*Prompt:* Starting at the first line of the listing below, repeat each line exactly until the line containing "1.54, 1.74, 1.97, 2.26, 2.67, 2.88, 2.91, 3.49, 3.6]", which you include. Leave out pictures.

━━━ Recorded data ━━━

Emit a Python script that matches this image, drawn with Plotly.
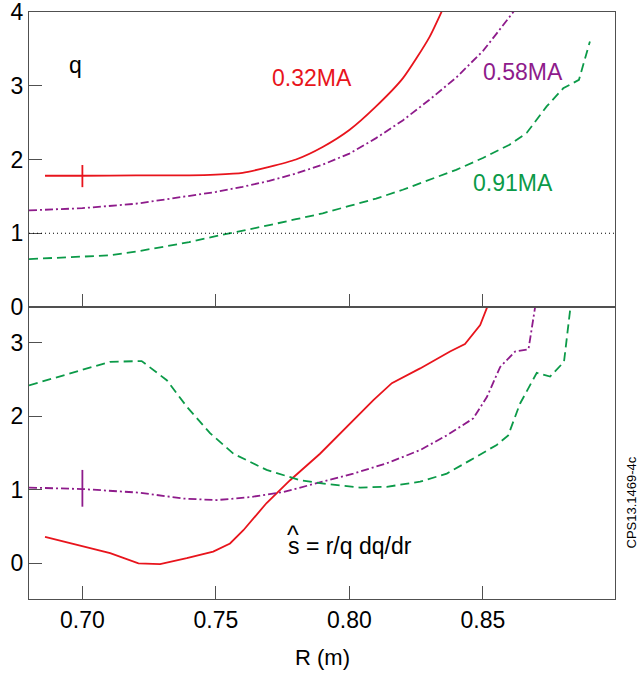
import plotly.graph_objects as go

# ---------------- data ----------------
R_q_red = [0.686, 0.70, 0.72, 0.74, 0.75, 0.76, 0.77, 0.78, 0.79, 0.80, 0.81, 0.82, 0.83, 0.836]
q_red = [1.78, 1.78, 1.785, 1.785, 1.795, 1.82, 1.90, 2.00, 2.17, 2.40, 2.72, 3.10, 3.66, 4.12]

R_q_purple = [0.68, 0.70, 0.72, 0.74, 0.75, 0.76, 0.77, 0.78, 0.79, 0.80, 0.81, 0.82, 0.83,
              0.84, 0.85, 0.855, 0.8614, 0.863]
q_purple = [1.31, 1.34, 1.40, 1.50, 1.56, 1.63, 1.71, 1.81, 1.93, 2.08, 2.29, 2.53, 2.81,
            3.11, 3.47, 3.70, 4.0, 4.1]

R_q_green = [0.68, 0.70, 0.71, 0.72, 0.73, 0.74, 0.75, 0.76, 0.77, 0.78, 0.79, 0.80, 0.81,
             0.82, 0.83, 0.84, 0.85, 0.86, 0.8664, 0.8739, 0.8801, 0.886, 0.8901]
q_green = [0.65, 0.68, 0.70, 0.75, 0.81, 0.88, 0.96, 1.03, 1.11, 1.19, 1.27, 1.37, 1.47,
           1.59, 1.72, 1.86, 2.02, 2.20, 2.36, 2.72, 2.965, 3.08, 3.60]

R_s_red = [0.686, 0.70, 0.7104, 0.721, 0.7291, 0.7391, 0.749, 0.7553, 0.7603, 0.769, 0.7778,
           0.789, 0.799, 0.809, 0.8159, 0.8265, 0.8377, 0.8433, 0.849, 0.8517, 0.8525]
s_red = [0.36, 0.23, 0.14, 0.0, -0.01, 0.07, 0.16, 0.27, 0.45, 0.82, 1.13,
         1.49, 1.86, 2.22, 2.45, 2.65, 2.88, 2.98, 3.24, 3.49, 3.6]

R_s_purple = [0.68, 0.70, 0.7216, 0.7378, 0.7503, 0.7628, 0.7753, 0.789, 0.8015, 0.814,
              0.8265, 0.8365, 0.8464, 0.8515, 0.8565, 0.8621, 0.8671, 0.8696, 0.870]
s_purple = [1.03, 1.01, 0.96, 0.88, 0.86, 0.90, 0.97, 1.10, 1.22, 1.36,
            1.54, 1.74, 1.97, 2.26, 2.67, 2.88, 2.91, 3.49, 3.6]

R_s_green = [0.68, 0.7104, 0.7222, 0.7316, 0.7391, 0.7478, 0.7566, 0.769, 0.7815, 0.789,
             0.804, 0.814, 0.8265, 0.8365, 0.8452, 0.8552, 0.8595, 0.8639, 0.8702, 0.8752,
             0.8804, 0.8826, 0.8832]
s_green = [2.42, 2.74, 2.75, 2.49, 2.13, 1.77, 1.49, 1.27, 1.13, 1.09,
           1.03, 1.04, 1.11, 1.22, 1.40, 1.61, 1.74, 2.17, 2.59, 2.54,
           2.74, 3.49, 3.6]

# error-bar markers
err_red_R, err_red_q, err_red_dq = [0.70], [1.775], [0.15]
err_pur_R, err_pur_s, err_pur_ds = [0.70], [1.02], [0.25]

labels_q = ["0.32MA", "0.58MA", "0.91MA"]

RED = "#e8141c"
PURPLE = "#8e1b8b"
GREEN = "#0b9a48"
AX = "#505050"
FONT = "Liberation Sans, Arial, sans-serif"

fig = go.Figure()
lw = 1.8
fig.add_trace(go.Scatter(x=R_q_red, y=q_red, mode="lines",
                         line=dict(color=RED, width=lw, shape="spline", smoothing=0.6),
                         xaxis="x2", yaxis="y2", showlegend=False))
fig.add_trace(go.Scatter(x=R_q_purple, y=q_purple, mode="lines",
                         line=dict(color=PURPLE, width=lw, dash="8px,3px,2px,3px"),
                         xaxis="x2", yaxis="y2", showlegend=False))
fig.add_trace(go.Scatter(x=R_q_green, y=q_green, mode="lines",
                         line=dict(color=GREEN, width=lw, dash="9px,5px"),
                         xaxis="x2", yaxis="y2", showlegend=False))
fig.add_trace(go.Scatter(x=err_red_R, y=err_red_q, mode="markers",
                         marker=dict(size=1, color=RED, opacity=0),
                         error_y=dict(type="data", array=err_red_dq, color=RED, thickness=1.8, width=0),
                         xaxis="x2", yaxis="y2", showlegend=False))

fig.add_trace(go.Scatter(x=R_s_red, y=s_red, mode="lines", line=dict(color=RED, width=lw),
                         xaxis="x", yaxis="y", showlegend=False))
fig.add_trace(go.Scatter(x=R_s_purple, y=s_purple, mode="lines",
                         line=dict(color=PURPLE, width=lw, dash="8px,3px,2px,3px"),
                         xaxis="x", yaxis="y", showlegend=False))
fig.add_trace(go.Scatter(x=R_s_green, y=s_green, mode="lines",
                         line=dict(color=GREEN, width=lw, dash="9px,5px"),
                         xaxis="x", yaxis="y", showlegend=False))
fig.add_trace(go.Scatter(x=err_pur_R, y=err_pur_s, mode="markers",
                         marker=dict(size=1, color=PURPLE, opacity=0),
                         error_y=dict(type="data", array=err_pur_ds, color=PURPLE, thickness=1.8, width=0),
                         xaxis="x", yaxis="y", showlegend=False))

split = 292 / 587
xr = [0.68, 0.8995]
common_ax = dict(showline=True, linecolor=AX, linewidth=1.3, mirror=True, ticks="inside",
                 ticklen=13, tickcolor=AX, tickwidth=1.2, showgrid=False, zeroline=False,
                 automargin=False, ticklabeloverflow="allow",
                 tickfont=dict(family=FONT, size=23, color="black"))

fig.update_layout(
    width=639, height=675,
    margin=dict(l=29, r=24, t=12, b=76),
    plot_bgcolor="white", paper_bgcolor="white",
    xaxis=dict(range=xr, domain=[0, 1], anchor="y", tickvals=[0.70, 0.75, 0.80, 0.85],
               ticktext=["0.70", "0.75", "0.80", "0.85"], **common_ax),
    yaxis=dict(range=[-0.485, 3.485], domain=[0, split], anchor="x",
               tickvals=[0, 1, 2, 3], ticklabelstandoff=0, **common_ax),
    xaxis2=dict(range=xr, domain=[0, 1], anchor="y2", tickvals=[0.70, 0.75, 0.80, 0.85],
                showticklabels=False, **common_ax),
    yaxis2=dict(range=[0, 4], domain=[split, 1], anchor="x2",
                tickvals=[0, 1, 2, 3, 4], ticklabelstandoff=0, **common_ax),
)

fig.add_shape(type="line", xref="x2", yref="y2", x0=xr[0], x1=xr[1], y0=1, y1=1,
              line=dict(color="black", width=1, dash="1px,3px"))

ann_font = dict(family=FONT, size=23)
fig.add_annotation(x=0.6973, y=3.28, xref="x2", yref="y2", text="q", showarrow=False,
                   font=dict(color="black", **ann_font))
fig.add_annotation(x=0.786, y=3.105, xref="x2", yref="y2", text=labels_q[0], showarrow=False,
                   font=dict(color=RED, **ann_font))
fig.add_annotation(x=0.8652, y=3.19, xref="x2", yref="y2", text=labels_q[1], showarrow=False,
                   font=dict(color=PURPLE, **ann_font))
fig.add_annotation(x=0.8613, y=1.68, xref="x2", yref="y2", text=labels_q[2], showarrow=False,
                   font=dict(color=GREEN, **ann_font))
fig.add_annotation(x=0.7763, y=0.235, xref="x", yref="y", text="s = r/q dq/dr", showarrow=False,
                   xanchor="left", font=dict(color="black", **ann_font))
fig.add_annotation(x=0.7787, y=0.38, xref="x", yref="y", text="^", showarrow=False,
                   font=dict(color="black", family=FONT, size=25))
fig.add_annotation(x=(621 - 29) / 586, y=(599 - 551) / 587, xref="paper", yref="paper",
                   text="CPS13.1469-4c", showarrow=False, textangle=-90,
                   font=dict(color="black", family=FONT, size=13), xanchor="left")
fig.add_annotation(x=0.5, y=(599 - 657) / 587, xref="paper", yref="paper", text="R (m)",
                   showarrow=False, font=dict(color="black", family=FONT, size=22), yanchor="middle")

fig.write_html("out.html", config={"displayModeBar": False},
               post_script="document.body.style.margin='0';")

━━━

*Reply:*
Emit a Python script that matches this image, drawn with Plotly.
import plotly.graph_objects as go

# ---------------- data ----------------
R_q_red = [0.686, 0.70, 0.72, 0.74, 0.75, 0.76, 0.77, 0.78, 0.79, 0.80, 0.81, 0.82, 0.83, 0.836]
q_red = [1.78, 1.78, 1.785, 1.785, 1.795, 1.82, 1.90, 2.00, 2.17, 2.40, 2.72, 3.10, 3.66, 4.12]

R_q_purple = [0.68, 0.70, 0.72, 0.74, 0.75, 0.76, 0.77, 0.78, 0.79, 0.80, 0.81, 0.82, 0.83,
              0.84, 0.85, 0.855, 0.8614, 0.863]
q_purple = [1.31, 1.34, 1.40, 1.50, 1.56, 1.63, 1.71, 1.81, 1.93, 2.08, 2.29, 2.53, 2.81,
            3.11, 3.47, 3.70, 4.0, 4.1]

R_q_green = [0.68, 0.70, 0.71, 0.72, 0.73, 0.74, 0.75, 0.76, 0.77, 0.78, 0.79, 0.80, 0.81,
             0.82, 0.83, 0.84, 0.85, 0.86, 0.8664, 0.8739, 0.8801, 0.886, 0.8901]
q_green = [0.65, 0.68, 0.70, 0.75, 0.81, 0.88, 0.96, 1.03, 1.11, 1.19, 1.27, 1.37, 1.47,
           1.59, 1.72, 1.86, 2.02, 2.20, 2.36, 2.72, 2.965, 3.08, 3.60]

R_s_red = [0.686, 0.70, 0.7104, 0.721, 0.7291, 0.7391, 0.749, 0.7553, 0.7603, 0.769, 0.7778,
           0.789, 0.799, 0.809, 0.8159, 0.8265, 0.8377, 0.8433, 0.849, 0.8517, 0.8525]
s_red = [0.36, 0.23, 0.14, 0.0, -0.01, 0.07, 0.16, 0.27, 0.45, 0.82, 1.13,
         1.49, 1.86, 2.22, 2.45, 2.65, 2.88, 2.98, 3.24, 3.49, 3.6]

R_s_purple = [0.68, 0.70, 0.7216, 0.7378, 0.7503, 0.7628, 0.7753, 0.789, 0.8015, 0.814,
              0.8265, 0.8365, 0.8464, 0.8515, 0.8565, 0.8621, 0.8671, 0.8696, 0.870]
s_purple = [1.03, 1.01, 0.96, 0.88, 0.86, 0.90, 0.97, 1.10, 1.22, 1.36,
            1.54, 1.74, 1.97, 2.26, 2.67, 2.88, 2.91, 3.49, 3.6]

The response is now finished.